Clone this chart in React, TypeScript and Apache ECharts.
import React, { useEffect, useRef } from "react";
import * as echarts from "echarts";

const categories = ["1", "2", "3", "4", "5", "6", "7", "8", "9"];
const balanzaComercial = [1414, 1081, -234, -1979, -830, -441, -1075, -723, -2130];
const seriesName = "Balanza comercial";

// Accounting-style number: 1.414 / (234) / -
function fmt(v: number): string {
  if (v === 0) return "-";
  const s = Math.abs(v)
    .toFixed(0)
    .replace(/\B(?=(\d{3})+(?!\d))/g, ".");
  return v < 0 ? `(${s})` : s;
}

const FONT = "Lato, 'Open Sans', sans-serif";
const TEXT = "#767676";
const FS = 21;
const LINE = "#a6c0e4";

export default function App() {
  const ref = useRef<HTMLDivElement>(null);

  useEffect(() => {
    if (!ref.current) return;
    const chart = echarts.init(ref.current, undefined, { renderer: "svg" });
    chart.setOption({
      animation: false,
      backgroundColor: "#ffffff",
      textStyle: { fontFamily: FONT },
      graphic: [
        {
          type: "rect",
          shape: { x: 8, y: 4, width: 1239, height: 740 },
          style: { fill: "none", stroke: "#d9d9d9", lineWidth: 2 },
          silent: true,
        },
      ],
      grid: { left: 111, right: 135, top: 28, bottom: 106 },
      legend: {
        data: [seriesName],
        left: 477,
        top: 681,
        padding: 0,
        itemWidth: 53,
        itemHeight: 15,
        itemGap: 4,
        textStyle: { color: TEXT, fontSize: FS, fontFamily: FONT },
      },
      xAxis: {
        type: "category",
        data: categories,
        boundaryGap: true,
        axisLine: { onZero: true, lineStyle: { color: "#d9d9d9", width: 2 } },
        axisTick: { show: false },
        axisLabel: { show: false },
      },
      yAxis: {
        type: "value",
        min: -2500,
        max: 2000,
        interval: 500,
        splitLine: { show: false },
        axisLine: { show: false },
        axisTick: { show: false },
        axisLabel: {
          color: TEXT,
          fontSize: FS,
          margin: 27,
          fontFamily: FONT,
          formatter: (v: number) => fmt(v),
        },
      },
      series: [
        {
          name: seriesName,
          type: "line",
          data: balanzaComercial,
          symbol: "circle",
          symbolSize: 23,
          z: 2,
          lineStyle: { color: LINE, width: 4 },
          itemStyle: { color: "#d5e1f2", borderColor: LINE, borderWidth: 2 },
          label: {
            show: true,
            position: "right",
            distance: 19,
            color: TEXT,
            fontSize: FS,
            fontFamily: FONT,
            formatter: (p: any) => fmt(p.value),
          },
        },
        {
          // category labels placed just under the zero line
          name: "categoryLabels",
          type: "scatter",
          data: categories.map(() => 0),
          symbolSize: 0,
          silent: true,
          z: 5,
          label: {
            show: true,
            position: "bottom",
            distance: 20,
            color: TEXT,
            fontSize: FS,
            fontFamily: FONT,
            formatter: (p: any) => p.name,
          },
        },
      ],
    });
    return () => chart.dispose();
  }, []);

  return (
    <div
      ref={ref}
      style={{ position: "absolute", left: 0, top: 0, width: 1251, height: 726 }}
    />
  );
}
---
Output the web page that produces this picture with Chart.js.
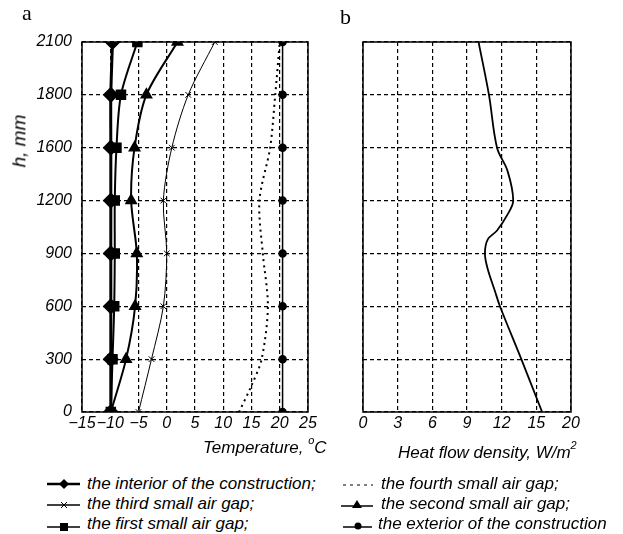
* * *
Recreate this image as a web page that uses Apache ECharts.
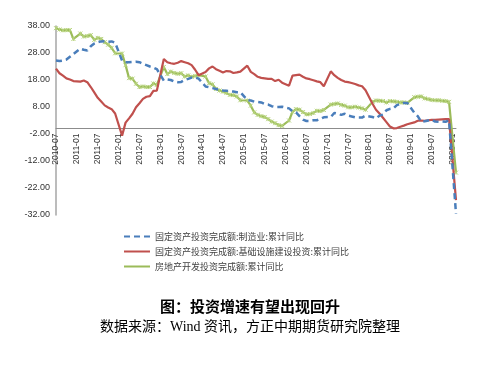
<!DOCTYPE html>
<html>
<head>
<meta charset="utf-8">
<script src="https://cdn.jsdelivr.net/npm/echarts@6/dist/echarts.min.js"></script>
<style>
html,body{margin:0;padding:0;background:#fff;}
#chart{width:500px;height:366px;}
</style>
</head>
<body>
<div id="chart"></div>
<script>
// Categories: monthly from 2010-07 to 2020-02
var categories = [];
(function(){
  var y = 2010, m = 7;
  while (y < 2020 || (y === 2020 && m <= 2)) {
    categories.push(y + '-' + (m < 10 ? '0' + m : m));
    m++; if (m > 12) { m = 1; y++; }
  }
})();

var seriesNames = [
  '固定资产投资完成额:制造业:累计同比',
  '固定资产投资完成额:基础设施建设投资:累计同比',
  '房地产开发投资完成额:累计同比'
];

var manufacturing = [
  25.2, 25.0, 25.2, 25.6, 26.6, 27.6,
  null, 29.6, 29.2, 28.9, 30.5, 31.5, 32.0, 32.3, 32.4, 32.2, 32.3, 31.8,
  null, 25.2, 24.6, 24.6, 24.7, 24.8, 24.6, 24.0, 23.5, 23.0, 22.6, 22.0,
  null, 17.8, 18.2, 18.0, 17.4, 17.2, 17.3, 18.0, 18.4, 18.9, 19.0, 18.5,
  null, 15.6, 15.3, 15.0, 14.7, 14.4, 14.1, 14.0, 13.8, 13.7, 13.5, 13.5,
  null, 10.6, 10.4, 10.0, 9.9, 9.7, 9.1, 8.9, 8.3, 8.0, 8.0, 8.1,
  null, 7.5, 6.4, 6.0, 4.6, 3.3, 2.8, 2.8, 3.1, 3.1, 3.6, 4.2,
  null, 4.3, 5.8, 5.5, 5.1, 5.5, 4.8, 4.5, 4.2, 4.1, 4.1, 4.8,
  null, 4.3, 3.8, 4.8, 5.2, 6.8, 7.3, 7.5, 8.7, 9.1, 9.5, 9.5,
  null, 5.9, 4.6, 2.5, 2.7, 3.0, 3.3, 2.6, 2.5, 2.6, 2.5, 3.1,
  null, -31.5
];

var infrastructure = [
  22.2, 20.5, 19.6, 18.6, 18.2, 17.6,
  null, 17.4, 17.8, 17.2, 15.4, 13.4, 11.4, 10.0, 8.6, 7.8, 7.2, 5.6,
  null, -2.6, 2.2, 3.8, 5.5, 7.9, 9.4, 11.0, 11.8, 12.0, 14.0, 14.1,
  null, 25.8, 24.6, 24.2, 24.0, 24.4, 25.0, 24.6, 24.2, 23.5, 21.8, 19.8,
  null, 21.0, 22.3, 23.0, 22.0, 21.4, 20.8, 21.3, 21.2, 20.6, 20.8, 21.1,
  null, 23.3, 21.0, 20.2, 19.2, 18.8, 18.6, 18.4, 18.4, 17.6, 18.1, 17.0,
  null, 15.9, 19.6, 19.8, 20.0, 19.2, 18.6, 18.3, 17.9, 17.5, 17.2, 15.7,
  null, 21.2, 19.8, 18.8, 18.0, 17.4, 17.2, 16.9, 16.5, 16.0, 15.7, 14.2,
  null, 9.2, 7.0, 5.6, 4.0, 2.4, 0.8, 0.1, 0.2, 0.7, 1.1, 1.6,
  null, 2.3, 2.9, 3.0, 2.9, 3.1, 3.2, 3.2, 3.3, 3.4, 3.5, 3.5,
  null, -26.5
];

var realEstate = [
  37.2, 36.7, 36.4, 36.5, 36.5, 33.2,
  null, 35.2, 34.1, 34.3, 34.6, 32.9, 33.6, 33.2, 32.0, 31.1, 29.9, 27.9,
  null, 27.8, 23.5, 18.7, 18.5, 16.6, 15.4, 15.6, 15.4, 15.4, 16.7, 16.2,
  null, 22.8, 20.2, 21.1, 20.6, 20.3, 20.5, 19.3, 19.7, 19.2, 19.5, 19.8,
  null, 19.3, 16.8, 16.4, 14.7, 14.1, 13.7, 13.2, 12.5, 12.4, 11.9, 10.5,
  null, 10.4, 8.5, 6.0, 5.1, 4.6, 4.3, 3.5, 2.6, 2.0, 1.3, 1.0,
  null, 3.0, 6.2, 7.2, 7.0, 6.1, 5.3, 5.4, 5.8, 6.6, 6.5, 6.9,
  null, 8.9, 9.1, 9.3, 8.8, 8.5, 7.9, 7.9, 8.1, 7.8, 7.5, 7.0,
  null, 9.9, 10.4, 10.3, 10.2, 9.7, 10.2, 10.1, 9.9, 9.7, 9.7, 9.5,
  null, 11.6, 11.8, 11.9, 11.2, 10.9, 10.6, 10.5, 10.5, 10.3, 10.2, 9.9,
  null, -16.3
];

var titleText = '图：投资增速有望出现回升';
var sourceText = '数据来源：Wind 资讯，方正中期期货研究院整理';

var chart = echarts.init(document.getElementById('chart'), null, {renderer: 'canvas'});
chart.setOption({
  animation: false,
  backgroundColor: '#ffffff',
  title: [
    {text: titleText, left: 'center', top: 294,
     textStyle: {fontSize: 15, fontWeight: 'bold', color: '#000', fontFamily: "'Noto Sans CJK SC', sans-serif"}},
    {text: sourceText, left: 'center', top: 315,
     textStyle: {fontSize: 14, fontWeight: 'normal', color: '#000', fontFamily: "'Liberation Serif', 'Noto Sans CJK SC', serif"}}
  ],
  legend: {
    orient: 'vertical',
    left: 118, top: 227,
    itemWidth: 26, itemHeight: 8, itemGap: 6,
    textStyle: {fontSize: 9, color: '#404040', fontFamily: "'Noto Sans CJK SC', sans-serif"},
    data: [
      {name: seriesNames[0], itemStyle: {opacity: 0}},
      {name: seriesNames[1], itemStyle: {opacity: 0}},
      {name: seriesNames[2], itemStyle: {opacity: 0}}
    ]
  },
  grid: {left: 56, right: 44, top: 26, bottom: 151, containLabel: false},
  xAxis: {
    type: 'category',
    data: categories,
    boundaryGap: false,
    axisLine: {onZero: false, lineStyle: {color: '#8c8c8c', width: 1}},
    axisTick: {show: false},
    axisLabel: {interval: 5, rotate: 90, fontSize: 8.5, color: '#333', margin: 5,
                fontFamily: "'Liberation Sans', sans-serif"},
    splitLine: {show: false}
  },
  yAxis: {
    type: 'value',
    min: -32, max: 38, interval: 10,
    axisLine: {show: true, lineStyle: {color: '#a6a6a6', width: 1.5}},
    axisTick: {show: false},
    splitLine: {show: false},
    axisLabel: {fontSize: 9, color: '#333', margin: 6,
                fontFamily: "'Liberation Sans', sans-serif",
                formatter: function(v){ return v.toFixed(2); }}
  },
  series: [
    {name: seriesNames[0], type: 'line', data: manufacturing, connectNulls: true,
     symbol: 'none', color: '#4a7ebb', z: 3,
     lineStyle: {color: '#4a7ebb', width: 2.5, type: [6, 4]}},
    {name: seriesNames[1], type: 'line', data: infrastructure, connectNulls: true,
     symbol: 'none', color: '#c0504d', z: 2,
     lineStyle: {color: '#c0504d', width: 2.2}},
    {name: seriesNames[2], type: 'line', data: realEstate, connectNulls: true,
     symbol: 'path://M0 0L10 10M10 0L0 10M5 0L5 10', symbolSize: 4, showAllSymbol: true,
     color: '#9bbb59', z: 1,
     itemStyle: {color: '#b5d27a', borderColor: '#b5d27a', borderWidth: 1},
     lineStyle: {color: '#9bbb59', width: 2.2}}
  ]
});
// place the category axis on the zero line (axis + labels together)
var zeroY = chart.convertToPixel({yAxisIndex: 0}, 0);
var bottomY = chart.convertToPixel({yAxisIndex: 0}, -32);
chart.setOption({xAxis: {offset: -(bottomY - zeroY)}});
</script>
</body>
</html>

## EXERCISE DIRECTIONS
Look through the data and show every line containing "that".

## WRITTEN SOLUTION
Output the web page that produces this picture with Chart.js.
Recreate this image as a web page that uses Apache ECharts.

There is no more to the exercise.